Box CEO Aaron Levie made the joke at the Redwood City, Calif.-based company's annual customer conference, which finished yesterday in San Francisco.
This wasn't the first time Levie has taken a swipe at Trump, but in this case he was supporting the conference's broader message — the "all new Box" wants to take on legacy enterprise content management systems.
The company revealed a number of new partnerships and capabilities to support this goal.
'All New Box' Takes Shape
Among them was Box Relay for automated workflow creation, the first release from its year old partnership with IBM. The company also announced a partnership with Google, which will integrate Box's file storage with Google's Docs, Sheets and Slides as well as the Google Springboard search engine.
Those were the marquee moments at the conference, but other announcements added to the sense that this was, as Rand Wacker, vice president of Enterprise Products at Box described it, a "watershed" moment for the company.
Jeetu Patel, senior vice president of platform and Chief Strategy Officer at Box, wrote about some of the less glamorous releases aimed at helping developers and customers transform business processes. Beyond the Relay and Google announcements, releases included:
- Support for new content types: Support for several new file types including HD video, 360 images and videos, 3-D models and VR files. These new file types are available today for web applications and will be available for mobile in the coming months.
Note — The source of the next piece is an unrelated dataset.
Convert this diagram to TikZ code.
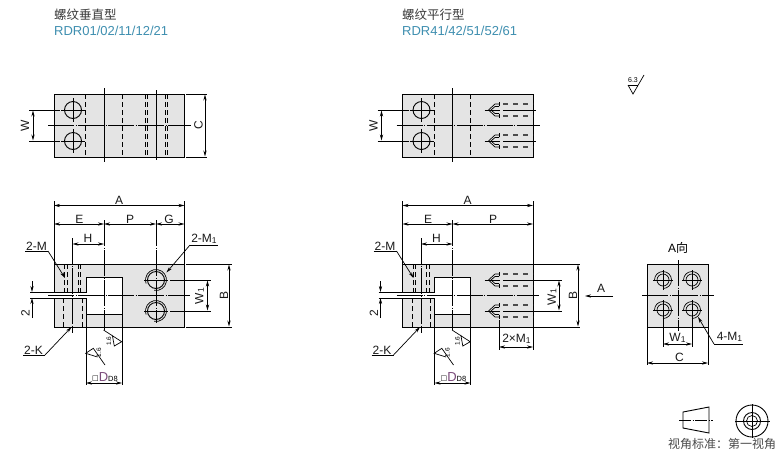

Box also introduced a redesigned developer console, overhauling the user experience and including a new user interface which offers guided walkthroughs for configuring applications, easy access to support, documentation and notifications.
Xerox Launches New Line of Printers
Norwalk, Conn.-based Xerox Corp. continues to develop and push out new releases in spite of being in the middle of a restructuring which will see the company split into two companies: a document technology company and a business process outsourcing company.
Like others in the productivity space, Xerox is focused on increasing its products efficiency. Slow print speeds, poor image quality and complicated set ups are a few of the factors that impact productivity when it comes to printers and other document-related software and hardware.
Xerox today introduced the Xerox WorkCentre Multifunction Printers (MFPs) and Xerox Phaser 3330, a set of new black-and-white printers that it claims anyone — even the least tech-savvy person in the office — can operate.
The printers simplify set up and connect readily to mobile devices. Internal Wi-Fi connectivity and Near Field Communication tap-to-pair allow mobile workers to link their phones and tablets to print from any location.
The new features aim to improve productivity and print quality, no matter the device used to send the job.
PDsurF Smart PDF Platform
Finally this week, Toronto-based PDsurF announced the beta launch of its smart, seamless PDF document and e-book management platform.
The PDsurF platform uses machine learning and machine intelligence to help improve storage, search and findability of pdfs and e-books for those in the educational, professional, commercial and non-profit sectors. It also organizes online document libraries.
The platform includes an online PDF document viewer and collaboration tools for users to view, highlight and annotate PDF content, as well as share documents and comments with teammates.
PDsurF offers three different editions, including a free basic package. The Premium Edition costs $4.99 per user per month, and the enterprise edition adds substantial capabilities at an unknown cost.